A reader has enlisted the help of our experts regarding a property he purchased from a deceased estate.
In September last year, he signed an offer to purchase in his capacity as trustee of a trust. One of the terms of the agreement was that transfer would take place by November.
Shortly after the reader and the executor of the estate signed the offer to purchase, the executor objected to the terms and insisted on a new contract.
The original offer was drafted by the agent who was mandated to sell the property. The estate agency, a national concern, intervened and the executor eventually agreed to abide by this offer.
However, not long after this, he again insisted that another contract be signed. The trustees scrutinised the document, made a few amendments and then signed it but the executor’s attorneys were not content with the changes.
Acting on the assumption that transfer would have taken place in November, the purchaser had already signed a lease with a tenant.
The tenant could not take occupation on December 1 because of the contractual disagreement, which was resolved on condition that the purchaser paid the full purchase price upfront.
The reader obliged, but is understandably unhappy as the original agreement stipulated that the money was only payable on transfer of the property. He wishes to cancel the whole agreement and take action against the seller.
“First of all, it is important to mention that the reader was not in a position to enter into a valid lease prior to taking ownership of the property,” says Lucille Geldenhuys from Lucille Geldenhuys Attorneys in Stellenbosch.
According to Geldenhuys, he would only be able to do so if he were acting on the authority of the seller or if he was lawfully in possession of the property and had the right to lease or sub-lease it.
“As we have pointed out before, once an offer to purchase is signed by all parties, a fully binding agreement of sale comes into force.”
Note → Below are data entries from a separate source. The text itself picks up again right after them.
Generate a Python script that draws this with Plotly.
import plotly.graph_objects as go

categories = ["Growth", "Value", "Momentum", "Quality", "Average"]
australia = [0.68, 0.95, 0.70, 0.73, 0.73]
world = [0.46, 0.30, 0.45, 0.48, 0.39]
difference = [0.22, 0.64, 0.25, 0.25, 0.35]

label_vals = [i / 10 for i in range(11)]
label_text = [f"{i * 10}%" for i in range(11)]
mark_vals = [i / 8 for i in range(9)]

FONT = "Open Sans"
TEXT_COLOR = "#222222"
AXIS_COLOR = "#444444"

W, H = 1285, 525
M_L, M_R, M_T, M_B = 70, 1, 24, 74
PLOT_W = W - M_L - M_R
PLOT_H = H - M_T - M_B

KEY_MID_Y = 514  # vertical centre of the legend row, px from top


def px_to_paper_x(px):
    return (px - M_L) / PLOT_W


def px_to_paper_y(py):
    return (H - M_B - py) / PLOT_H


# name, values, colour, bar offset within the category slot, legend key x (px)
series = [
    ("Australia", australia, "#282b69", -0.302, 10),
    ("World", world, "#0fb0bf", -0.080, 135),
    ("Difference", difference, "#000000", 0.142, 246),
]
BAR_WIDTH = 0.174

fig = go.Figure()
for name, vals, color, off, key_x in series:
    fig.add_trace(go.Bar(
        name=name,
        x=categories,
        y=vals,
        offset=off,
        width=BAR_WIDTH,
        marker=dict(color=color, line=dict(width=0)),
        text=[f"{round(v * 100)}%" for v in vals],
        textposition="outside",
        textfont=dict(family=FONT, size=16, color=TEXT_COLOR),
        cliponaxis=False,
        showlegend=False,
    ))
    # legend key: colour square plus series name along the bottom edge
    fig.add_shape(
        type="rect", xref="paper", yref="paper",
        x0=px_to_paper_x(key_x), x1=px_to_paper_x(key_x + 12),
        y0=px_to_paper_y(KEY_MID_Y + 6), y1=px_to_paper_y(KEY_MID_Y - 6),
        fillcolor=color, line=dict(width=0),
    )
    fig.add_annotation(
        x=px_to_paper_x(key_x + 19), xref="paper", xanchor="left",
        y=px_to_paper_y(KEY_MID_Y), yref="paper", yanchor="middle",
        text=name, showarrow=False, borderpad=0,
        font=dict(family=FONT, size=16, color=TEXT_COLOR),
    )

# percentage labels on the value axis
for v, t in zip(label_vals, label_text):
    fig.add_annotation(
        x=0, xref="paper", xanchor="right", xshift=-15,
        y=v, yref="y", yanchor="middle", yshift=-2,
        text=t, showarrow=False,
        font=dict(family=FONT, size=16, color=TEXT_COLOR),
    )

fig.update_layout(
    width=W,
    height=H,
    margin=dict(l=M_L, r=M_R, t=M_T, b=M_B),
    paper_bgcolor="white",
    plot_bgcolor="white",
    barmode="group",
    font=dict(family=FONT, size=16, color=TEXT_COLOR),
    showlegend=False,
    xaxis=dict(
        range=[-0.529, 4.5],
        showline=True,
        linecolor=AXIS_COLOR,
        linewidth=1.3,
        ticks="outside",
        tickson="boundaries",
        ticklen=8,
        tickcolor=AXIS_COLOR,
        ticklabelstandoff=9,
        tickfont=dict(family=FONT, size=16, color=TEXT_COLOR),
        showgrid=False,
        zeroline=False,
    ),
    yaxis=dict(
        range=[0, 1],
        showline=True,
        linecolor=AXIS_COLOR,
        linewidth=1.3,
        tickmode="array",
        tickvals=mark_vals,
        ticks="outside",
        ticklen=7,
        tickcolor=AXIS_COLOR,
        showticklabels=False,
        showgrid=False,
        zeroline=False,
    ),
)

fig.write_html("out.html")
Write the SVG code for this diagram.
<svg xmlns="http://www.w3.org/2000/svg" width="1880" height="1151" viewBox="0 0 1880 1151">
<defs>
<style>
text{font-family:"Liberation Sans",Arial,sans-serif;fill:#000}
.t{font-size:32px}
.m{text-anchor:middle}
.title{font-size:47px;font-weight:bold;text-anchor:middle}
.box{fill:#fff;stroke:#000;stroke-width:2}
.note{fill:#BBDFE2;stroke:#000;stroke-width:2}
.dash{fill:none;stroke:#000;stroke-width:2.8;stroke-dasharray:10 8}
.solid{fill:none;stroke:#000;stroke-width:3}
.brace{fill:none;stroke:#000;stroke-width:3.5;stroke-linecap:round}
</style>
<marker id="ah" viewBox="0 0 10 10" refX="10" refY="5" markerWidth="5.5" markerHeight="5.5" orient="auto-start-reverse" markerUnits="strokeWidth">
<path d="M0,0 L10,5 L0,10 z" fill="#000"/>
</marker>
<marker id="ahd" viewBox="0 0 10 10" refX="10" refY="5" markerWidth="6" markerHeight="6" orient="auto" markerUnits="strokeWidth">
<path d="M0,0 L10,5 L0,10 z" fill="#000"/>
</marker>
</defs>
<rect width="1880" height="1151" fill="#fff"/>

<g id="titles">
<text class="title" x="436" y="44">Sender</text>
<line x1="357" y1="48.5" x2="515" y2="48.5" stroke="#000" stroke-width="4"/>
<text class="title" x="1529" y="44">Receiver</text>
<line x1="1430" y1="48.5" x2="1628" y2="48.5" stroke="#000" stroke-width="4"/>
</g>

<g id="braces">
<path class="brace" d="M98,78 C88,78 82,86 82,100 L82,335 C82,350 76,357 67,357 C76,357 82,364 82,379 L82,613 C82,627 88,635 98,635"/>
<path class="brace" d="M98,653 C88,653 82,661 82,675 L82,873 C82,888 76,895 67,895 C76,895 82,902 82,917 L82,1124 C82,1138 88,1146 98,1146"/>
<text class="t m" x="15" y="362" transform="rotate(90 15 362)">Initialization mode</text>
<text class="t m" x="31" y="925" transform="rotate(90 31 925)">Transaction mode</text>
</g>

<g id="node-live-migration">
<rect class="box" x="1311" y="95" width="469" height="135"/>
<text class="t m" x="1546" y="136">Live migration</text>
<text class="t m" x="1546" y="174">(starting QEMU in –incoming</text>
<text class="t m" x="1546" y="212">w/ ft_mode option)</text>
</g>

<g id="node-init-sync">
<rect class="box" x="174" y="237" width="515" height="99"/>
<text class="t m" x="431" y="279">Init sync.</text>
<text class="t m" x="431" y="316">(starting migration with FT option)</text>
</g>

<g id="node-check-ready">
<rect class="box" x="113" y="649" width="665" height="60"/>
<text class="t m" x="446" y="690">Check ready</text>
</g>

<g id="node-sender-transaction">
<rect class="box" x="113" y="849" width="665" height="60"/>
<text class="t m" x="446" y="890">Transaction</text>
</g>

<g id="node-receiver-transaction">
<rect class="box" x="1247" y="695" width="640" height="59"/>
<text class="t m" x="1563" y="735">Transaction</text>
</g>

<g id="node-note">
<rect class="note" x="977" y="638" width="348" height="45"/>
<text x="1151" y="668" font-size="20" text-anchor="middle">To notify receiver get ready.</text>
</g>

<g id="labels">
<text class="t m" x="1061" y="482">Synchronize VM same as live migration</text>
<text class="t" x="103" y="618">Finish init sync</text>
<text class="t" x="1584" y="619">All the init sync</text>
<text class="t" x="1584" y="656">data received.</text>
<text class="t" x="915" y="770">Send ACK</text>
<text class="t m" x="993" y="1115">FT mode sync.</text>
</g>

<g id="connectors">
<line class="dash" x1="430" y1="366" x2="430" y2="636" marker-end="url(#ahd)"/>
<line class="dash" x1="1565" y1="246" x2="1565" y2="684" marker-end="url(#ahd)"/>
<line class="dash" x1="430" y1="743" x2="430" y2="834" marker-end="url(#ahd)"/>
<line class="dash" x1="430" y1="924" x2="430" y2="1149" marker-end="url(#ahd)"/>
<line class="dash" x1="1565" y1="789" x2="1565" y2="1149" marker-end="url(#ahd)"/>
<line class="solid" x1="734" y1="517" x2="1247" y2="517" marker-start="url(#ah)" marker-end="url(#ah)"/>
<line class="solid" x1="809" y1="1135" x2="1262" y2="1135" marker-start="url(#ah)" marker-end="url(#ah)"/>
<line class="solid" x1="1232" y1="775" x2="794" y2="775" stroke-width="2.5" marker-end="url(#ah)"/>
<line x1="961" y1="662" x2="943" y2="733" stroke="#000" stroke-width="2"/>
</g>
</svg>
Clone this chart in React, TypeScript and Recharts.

When one of the parties then insists – as the executor has done in this example – that a “new” agreement be signed, this (as well as the simultaneous cancellation of the first agreement) must take place by mutual consent, says Geldenhuys.
“It is not quite clear whether the second agreement was, in fact, signed by all parties, since the purchaser made amendments, potentially constituting a counter offer, that first had to be accepted by the seller.”
If not, says Geldenhuys, the original signed contract still stands as the valid agreement between the parties.
“Based on certain terms that the seller had reneged on, the purchaser may be able to place him on terms to comply with the provisions of the contract,” says Schalk van der Merwe from Rawson Properties Helderberg. “Failing this, he could take steps to enforce or cancel the agreement.”
If, however, both parties had signed the “new” agreement, this would constitute the new terms of their sale, says Van der Merwe. “Assuming, of course, that it was the parties’ intention to cancel the previously concluded agreement, which appears to be the case.”
Van der Merwe says it further appears that the purchaser paid the purchase price in accordance with the new agreement, which implies that the second agreement is indeed the one that is enforceable between the parties.
“Only if the terms of this new contract had been reneged on, can the purchaser take steps against the seller,” says Van der Merwe. “The ‘old’ agreement is no longer the measure in terms of which the seller must act.”
Van der Merwe says this dispute again highlights the importance of the parties first reaching consensus on the content of their agreement.